Your instructions → Set down the full listing exactly as given. Any pictures are to be left out.

Data section →
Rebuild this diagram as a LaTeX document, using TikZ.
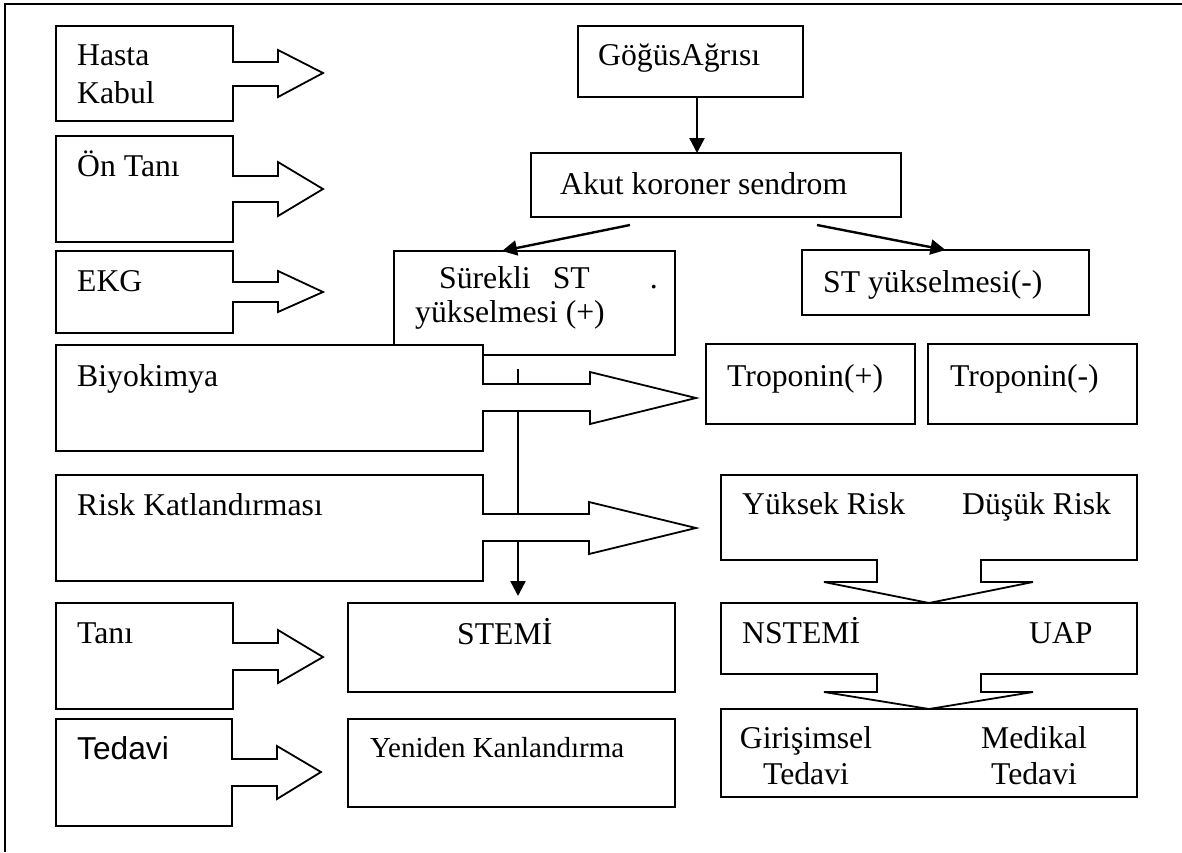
\documentclass[tikz,border=0pt]{standalone}
\usepackage{fontspec}
\setmainfont{Liberation Serif}
\newfontfamily\arialfont{Liberation Sans}
\usetikzlibrary{arrows.meta,fit}
\begin{document}
\begin{tikzpicture}[x=1pt,y=-1pt,
  box/.style={draw, line width=1.8pt, inner sep=0pt, outer sep=0pt, fill=white},
  shp/.style={draw, line width=1.8pt, fill=white, line join=miter},
  txt/.style={anchor=base west, inner sep=0pt, font=\fontsize{31.7}{38}\selectfont},
  txtc/.style={anchor=base, inner sep=0pt, align=center, font=\fontsize{31.7}{36}\selectfont},
  conn/.style={line width=2.4pt, -{Triangle[length=15pt,width=15pt]}},
]
\useasboundingbox (0,0) rectangle (1182,852);
% frame
\draw[line width=1.8pt] (5,852) -- (5,4) -- (1182,4);

% centre column boxes
\node[box, fit={(578,26) (803,97)}] (gogus) {};
\node[box, fit={(531,153) (901,217)}] (akut) {};
\node[box, fit={(394,251) (675,355)}] (surekli) {};
\node[box, fit={(802,250) (1089,315)}] (stminus) {};
\node[box, fit={(706,344) (915,424)}] (tropp) {};
\node[box, fit={(928,344) (1137,424)}] (tropm) {};
\node[box, fit={(348,603) (675,692)}] (stemi) {};
\node[box, fit={(348,719) (675,807)}] (yeniden) {};

% connectors
\draw[conn] ([xshift=6.5pt]gogus.south) -- ([xshift=6.5pt]gogus.south |- akut.north);
\draw[conn] ([xshift=-86pt,yshift=-8pt]akut.south) -- ([xshift=-32.5pt]surekli.north);
\draw[conn] ([xshift=101pt,yshift=-8pt]akut.south) -- (stminus.north);
\coordinate (v) at (518,369);
\draw[conn, shorten >=7pt] (v) -- (v |- stemi.north);

% left callouts
\draw[shp] (56,26) -- (233,26) -- (233,62) -- (278,62) -- (278,50) -- (323,73) -- (278,97) -- (278,86) -- (233,86) -- (233,121) -- (56,121) -- cycle;
\draw[shp] (56,136) -- (233,136) -- (233,176) -- (278,176) -- (278,162) -- (323,189) -- (278,216) -- (278,202) -- (233,202) -- (233,242) -- (56,242) -- cycle;
\draw[shp] (56,251) -- (233,251) -- (233,282) -- (278,282) -- (278,271) -- (323,292) -- (278,312) -- (278,302) -- (233,302) -- (233,333) -- (56,333) -- cycle;
\draw[shp] (56,345) -- (483,345) -- (483,384) -- (590,384) -- (590,372) -- (696,398) -- (590,424) -- (590,411) -- (483,411) -- (483,451) -- (56,451) -- cycle;
\draw[shp] (56,475) -- (483,475) -- (483,514) -- (589,514) -- (589,502) -- (696,528) -- (589,554) -- (589,541) -- (483,541) -- (483,581) -- (56,581) -- cycle;
\draw[shp] (56,603) -- (233,603) -- (233,643) -- (278,643) -- (278,630) -- (323,657) -- (278,683) -- (278,670) -- (233,670) -- (233,709) -- (56,709) -- cycle;
\draw[shp] (56,719) -- (232,719) -- (232,759) -- (277,759) -- (277,746) -- (321,772) -- (277,799) -- (277,786) -- (232,786) -- (232,826) -- (56,826) -- cycle;

% right column
\node[box, fit={(721,709) (1137,797)}] (giris) {};
\draw[shp] (721,603) -- (1137,603) -- (1137,674) -- (981,674) -- (981,692) -- (1033,692) -- (929,709) -- (824,692) -- (877,692) -- (877,674) -- (721,674) -- cycle;
\draw[shp] (721,475) -- (1137,475) -- (1137,560) -- (981,560) -- (981,582) -- (1033,582) -- (929,603) -- (824,582) -- (877,582) -- (877,560) -- (721,560) -- cycle;

% texts (multi-line nodes: base anchor is the last line's baseline)
\node[txt, align=left] (t-hasta) at (77,103) {Hasta\\Kabul};
\node[txt] (t-ontani) at (77,176) {Ön Tanı};
\node[txt] (t-ekg) at (77,291) {EKG};
\node[txt] (t-biyo) at (77,386) {Biyokimya};
\node[txt] (t-risk) at (77,515) {Risk Katlandırması};
\node[txt] (t-tani) at (77,643) {Tanı};
\node[txt, font=\arialfont\fontsize{31.7}{38}\selectfont] (t-tedavi) at (77,759) {Tedavi};

\node[txt] (t-gogus) at (598,65) {GöğüsAğrısı};
\node[txt] (t-akut) at (560,194) {Akut koroner sendrom};
\node[txt, align=left, font=\fontsize{31.7}{34}\selectfont] (t-surekli) at (415,322) {\hspace*{24pt}Sürekli\hspace{22pt}ST\hspace{60pt}.\\yükselmesi (+)};
\node[txt] (t-stminus) at (823,292) {ST yükselmesi(-)};
\node[txt] (t-tropp) at (727,386) {Troponin(+)};
\node[txt] (t-tropm) at (950,386) {Troponin(-)};
\node[txt] (t-yuksek) at (742,514) {Yüksek Risk};
\node[txt] (t-dusuk) at (962,514) {Düşük Risk};
\node[txt] (t-nstemi) at (742,643) {NSTEMİ};
\node[txt] (t-uap) at (1029,643) {UAP};
\node[txtc] (t-giris) at (806,784) {Girişimsel\\Tedavi};
\node[txtc] (t-medikal) at (1034,784) {Medikal\\Tedavi};
\node[txt] (t-stemi) at (457,644) {STEMİ};
\node[txt, font=\fontsize{29}{35}\selectfont] (t-yeniden) at (370,757) {Yeniden Kanlandırma};
\end{tikzpicture}
\end{document}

Reply to the exercise →
Rebuild this diagram as a LaTeX document, using TikZ.
\documentclass[tikz,border=0pt]{standalone}
\usepackage{fontspec}
\setmainfont{Liberation Serif}
\newfontfamily\arialfont{Liberation Sans}
\usetikzlibrary{arrows.meta,fit}
\begin{document}
\begin{tikzpicture}[x=1pt,y=-1pt,
  box/.style={draw, line width=1.8pt, inner sep=0pt, outer sep=0pt, fill=white},
  shp/.style={draw, line width=1.8pt, fill=white, line join=miter},
  txt/.style={anchor=base west, inner sep=0pt, font=\fontsize{31.7}{38}\selectfont},
  txtc/.style={anchor=base, inner sep=0pt, align=center, font=\fontsize{31.7}{36}\selectfont},
  conn/.style={line width=2.4pt, -{Triangle[length=15pt,width=15pt]}},
]
\useasboundingbox (0,0) rectangle (1182,852);
% frame
\draw[line width=1.8pt] (5,852) -- (5,4) -- (1182,4);

% centre column boxes
\node[box, fit={(578,26) (803,97)}] (gogus) {};
\node[box, fit={(531,153) (901,217)}] (akut) {};
\node[box, fit={(394,251) (675,355)}] (surekli) {};
\node[box, fit={(802,250) (1089,315)}] (stminus) {};
\node[box, fit={(706,344) (915,424)}] (tropp) {};
\node[box, fit={(928,344) (1137,424)}] (tropm) {};
\node[box, fit={(348,603) (675,692)}] (stemi) {};
\node[box, fit={(348,719) (675,807)}] (yeniden) {};

% connectors
\draw[conn] ([xshift=6.5pt]gogus.south) -- ([xshift=6.5pt]gogus.south |- akut.north);
\draw[conn] ([xshift=-86pt,yshift=-8pt]akut.south) -- ([xshift=-32.5pt]surekli.north);
\draw[conn] ([xshift=101pt,yshift=-8pt]akut.south) -- (stminus.north);
\coordinate (v) at (518,369);
\draw[conn, shorten >=7pt] (v) -- (v |- stemi.north);

% left callouts
\draw[shp] (56,26) -- (233,26) -- (233,62) -- (278,62) -- (278,50) -- (323,73) -- (278,97) -- (278,86) -- (233,86) -- (233,121) -- (56,121) -- cycle;
\draw[shp] (56,136) -- (233,136) -- (233,176) -- (278,176) -- (278,162) -- (323,189) -- (278,216) -- (278,202) -- (233,202) -- (233,242) -- (56,242) -- cycle;
\draw[shp] (56,251) -- (233,251) -- (233,282) -- (278,282) -- (278,271) -- (323,292) -- (278,312) -- (278,302) -- (233,302) -- (233,333) -- (56,333) -- cycle;
\draw[shp] (56,345) -- (483,345) -- (483,384) -- (590,384) -- (590,372) -- (696,398) -- (590,424) -- (590,411) -- (483,411) -- (483,451) -- (56,451) -- cycle;
\draw[shp] (56,475) -- (483,475) -- (483,514) -- (589,514) -- (589,502) -- (696,528) -- (589,554) -- (589,541) -- (483,541) -- (483,581) -- (56,581) -- cycle;
\draw[shp] (56,603) -- (233,603) -- (233,643) -- (278,643) -- (278,630) -- (323,657) -- (278,683) -- (278,670) -- (233,670) -- (233,709) -- (56,709) -- cycle;
\draw[shp] (56,719) -- (232,719) -- (232,759) -- (277,759) -- (277,746) -- (321,772) -- (277,799) -- (277,786) -- (232,786) -- (232,826) -- (56,826) -- cycle;

% right column
\node[box, fit={(721,709) (1137,797)}] (giris) {};
\draw[shp] (721,603) -- (1137,603) -- (1137,674) -- (981,674) -- (981,692) -- (1033,692) -- (929,709) -- (824,692) -- (877,692) -- (877,674) -- (721,674) -- cycle;
\draw[shp] (721,475) -- (1137,475) -- (1137,560) -- (981,560) -- (981,582) -- (1033,582) -- (929,603) -- (824,582) -- (877,582) -- (877,560) -- (721,560) -- cycle;

% texts (multi-line nodes: base anchor is the last line's baseline)
\node[txt, align=left] (t-hasta) at (77,103) {Hasta\\Kabul};
\node[txt] (t-ontani) at (77,176) {Ön Tanı};
\node[txt] (t-ekg) at (77,291) {EKG};
\node[txt] (t-biyo) at (77,386) {Biyokimya};
\node[txt] (t-risk) at (77,515) {Risk Katlandırması};
\node[txt] (t-tani) at (77,643) {Tanı};
\node[txt, font=\arialfont\fontsize{31.7}{38}\selectfont] (t-tedavi) at (77,759) {Tedavi};

\node[txt] (t-gogus) at (598,65) {GöğüsAğrısı};
\node[txt] (t-akut) at (560,194) {Akut koroner sendrom};
\node[txt, align=left, font=\fontsize{31.7}{34}\selectfont] (t-surekli) at (415,322) {\hspace*{24pt}Sürekli\hspace{22pt}ST\hspace{60pt}.\\yükselmesi (+)};
\node[txt] (t-stminus) at (823,292) {ST yükselmesi(-)};
\node[txt] (t-tropp) at (727,386) {Troponin(+)};
\node[txt] (t-tropm) at (950,386) {Troponin(-)};
\node[txt] (t-yuksek) at (742,514) {Yüksek Risk};
\node[txt] (t-dusuk) at (962,514) {Düşük Risk};
\node[txt] (t-nstemi) at (742,643) {NSTEMİ};
\node[txt] (t-uap) at (1029,643) {UAP};
\node[txtc] (t-giris) at (806,784) {Girişimsel\\Tedavi};
\node[txtc] (t-medikal) at (1034,784) {Medikal\\Tedavi};
\node[txt] (t-stemi) at (457,644) {STEMİ};
\node[txt, font=\fontsize{29}{35}\selectfont] (t-yeniden) at (370,757) {Yeniden Kanlandırma};
\end{tikzpicture}
\end{document}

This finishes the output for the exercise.